Beyond the roses, chocolates and historical ties to a pagan fertility festival, you'll find the real meaning of Valentine's Day. It's the true love that compelled a young Christian to give up his life rather than stop sharing his faith.
When we think of Valentine's Day, we often think of red roses, candy in heart- shaped boxes, mushy valentines, and winged cherubs flying about shooting starry-eyed lovers with arrows.
But did you know that the origin of Valentine's Day, or Saint Valentine's Day, comes from the life and death of a Christian martyr? According to author Martha Zimmerman, the date traditionally celebrated as St. Valentine's Day finds it origin in the Roman festival of romance called Lupercalia, when the gods Juno and Pan were honored. It was a fertility festival or a lover's holiday looking forward to the return of Spring. In the fifth century, in an attempt to abolish the pagan festival, Pope Gelasius changed Lupercalia and its February 15 date to February 14 and called it Saint Valentine's Day. Even though the names and the date were changed, the emphasis continued to be on love.
Who was the real Valentine, and why did he have a day named after him?
Some authorities credit Geoffrey Chaucer with originating the custom of linking Valentine's Day with lovers. No link between the day and lovers exists before the time of Chaucer, thus leading some to conclude that it was this famous English author who connected the day with lovers. The fullest and earliest description of the tradition occurs in Chaucer's “Parliament of Fouls” composed around 1380. Since that time it has been traditional to connect St. Valentine's Day with love.
But who was the real Saint Valentine? St. Valentine was a Roman Christian who, according to tradition, was martyred during the persecution of Christians in the third century by Emperor Claudius II. The only thing certain about the day we remember as St. Valentine's Day is that it commemorates a martyrdom. Claudius II declared all Christians illegal citizens. By his definition, they were guilty of treason because Roman citizens were required by law to worship the Emperor by declaring publicly, “Caesar is Lord!" Of course, this no Christian could do.
The real Valentine was a Roman Christian martyred during the third century A.D. by the Emperor Claudius II. Prior to his death, Valentine continued to minister in prison by witnessing to his prison guards. One of the guards was a good man who had adopted a blind girl. He asked Valentine if his God could help his daughter. Valentine prayed and the girl was given her sight. The guard and his whole family, 46 people, believed in Jesus and were baptized.

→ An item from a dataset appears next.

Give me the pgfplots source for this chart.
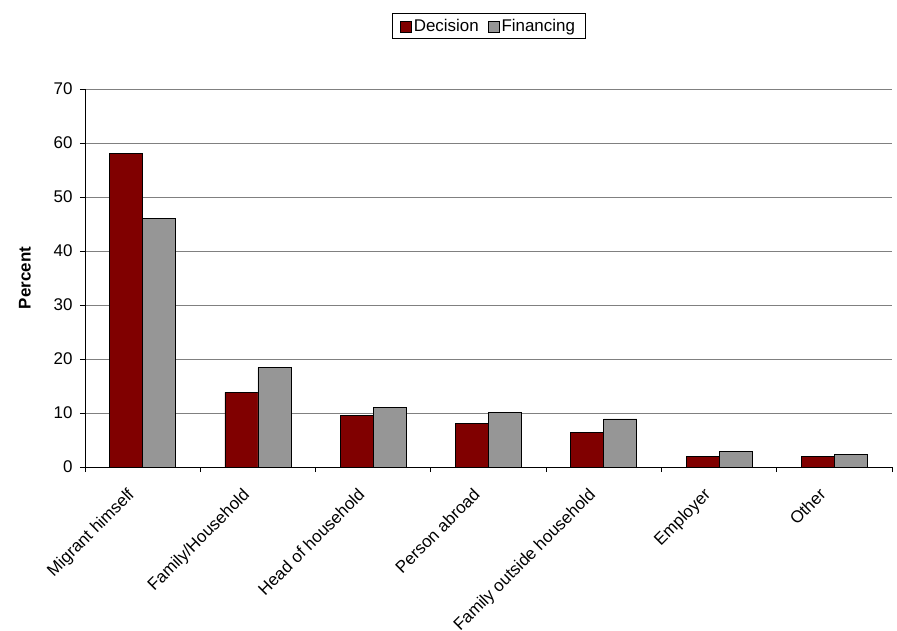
\documentclass[border=0pt]{standalone}
\usepackage{pgfplots}
\pgfplotsset{compat=1.18}
\usepackage{fontspec}
\setmainfont{Liberation Sans}

\definecolor{decision}{HTML}{800000}
\definecolor{financing}{HTML}{969696}
\definecolor{gridgray}{HTML}{808080}

\begin{document}
\begin{tikzpicture}
% fixed page frame around the plot area
\path[use as bounding box] (-85bp,-164bp) rectangle (812bp,467bp);
\begin{axis}[
  at={(0,0)}, anchor=south west,
  scale only axis, width=807bp, height=378bp,
  font=\fontsize{17}{20}\selectfont,
  /pgf/number format/assume math mode=true,
  ybar=0pt, bar width=33bp,
  xmin=-0.5, xmax=6.5, ymin=0, ymax=70,
  ytick={0,10,...,70},
  xtick={0,...,6},
  xticklabels={Migrant himself, Family/Household, Head of household,
    Person abroad, Family outside household, Employer, Other},
  minor xtick={-0.5,0.5,...,6.5},
  major x tick style={draw=none},
  minor x tick style={black, line width=0.8bp},
  major y tick style={black, line width=0.8bp},
  minor tick length=5bp, major tick length=5bp,
  tick align=outside,
  xtick pos=bottom, ytick pos=left,
  axis x line*=bottom, axis y line*=left,
  axis line style={black, line width=0.9bp},
  ymajorgrids,
  major grid style={gridgray, line width=0.9bp},
  yticklabel style={xshift=-4bp},
  xticklabel style={rotate=45, anchor=north east, inner sep=1bp, yshift=2bp, xshift=-21bp},
  every axis y label/.style={at={(axis description cs:-0.0744,0.5)}, rotate=90, anchor=center},
  ylabel={\textbf{Percent}},
  legend columns=2,
  legend style={at={(0.5,1)}, anchor=south, yshift=50bp, draw=black, line width=0.8bp,
    font=\fontsize{17}{20}\selectfont, inner xsep=8bp, inner ysep=3.5bp,
    /tikz/every even column/.append style={column sep=7bp}},
  legend image code/.code={\draw[#1, line width=0.8bp] (0bp,-6bp) rectangle (11bp,5bp);},
]
\addplot[fill=decision, draw=black, line width=0.8bp] coordinates
  {(0,58.0) (1,13.8) (2,9.6) (3,8.0) (4,6.4) (5,2.0) (6,2.0)};
\addplot[fill=financing, draw=black, line width=0.8bp] coordinates
  {(0,46.1) (1,18.4) (2,11.05) (3,10.1) (4,8.9) (5,2.85) (6,2.4)};
\legend{Decision, Financing}
\draw[gridgray, line width=0.9bp] (rel axis cs:1,0) -- (rel axis cs:1,1);
\end{axis}
\end{tikzpicture}
\end{document}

When the Emperor heard about this he was furious that Valentine was still making converts even in prison, so he sentenced Valentine to death.
Just before being led out to his execution, the young Christian wrote a note to the jailer's daughter, signing it, “From your Valentine.” The first valentine was really a Christian witness. Growing out of this story we participate in a custom of sending cards to people we love.
Given that the tradition of sending love notes grows out of a letter written by St. Valentine to his jailer's daughter on the eve of Valentine's execution, it's ironic that the card we send has received the emphasis, instead of remembering the content of the original Valentine's card: a message of unconditional devotion to Christ, even upon pain of death.
Over time the word “Saint” has been dropped from St. Valentine's Day, further obscuring the origins of this holiday. Instead of a negative reaction to some of the pagan origins of the day, why not celebrate the true love that compelled young Valentine to give up his life?
Remember that the day we know as St. Valentine's Day actually commemorates the death of an early Christian martyr, Valentine, who was put to death for refusing to renounce his faith in Christ.
Instead of chubby cherubs, sappy cards, too much candy, and soon-wilted flowers, why not point your family toward the true significance of St. Valentine's Day this year?
By all means, celebrate the day, but re-inject it with Christian meaning by resolving to live for Jesus without fear or shame, following the godly example of Valentine's unconditional love for Christ.
How can you celebrate St. Valentine's Day in a way that honors the original Valentine, who was martyred for his devotion to God?
First, give your life to Christ.
Second, declare the truth about God's love even if it costs you something.
Third, become a servant to those you love, rather than demanding that your needs be met. According to pastor Alex Stevenson, we all want to hear the phrase, “Be my Valentine.” It simply means “you are loved.”
This Valentine's Day, remember that you are loved. God loves you and wants you to be His valentine. The love that God gives us is not like the world's love. The world's love is only as sturdy as a paper Valentine's card. But God's love is not a flimsy, cheap imitation: it is the real thing. It is an all-giving love that was and is willing to suffer and die for our deliverance.
Will you be God's valentine? It is your choice. Say yes and give to God the love He desires. And when you do, remember the first Valentine and how he gave everything, including his life, to the God he loved.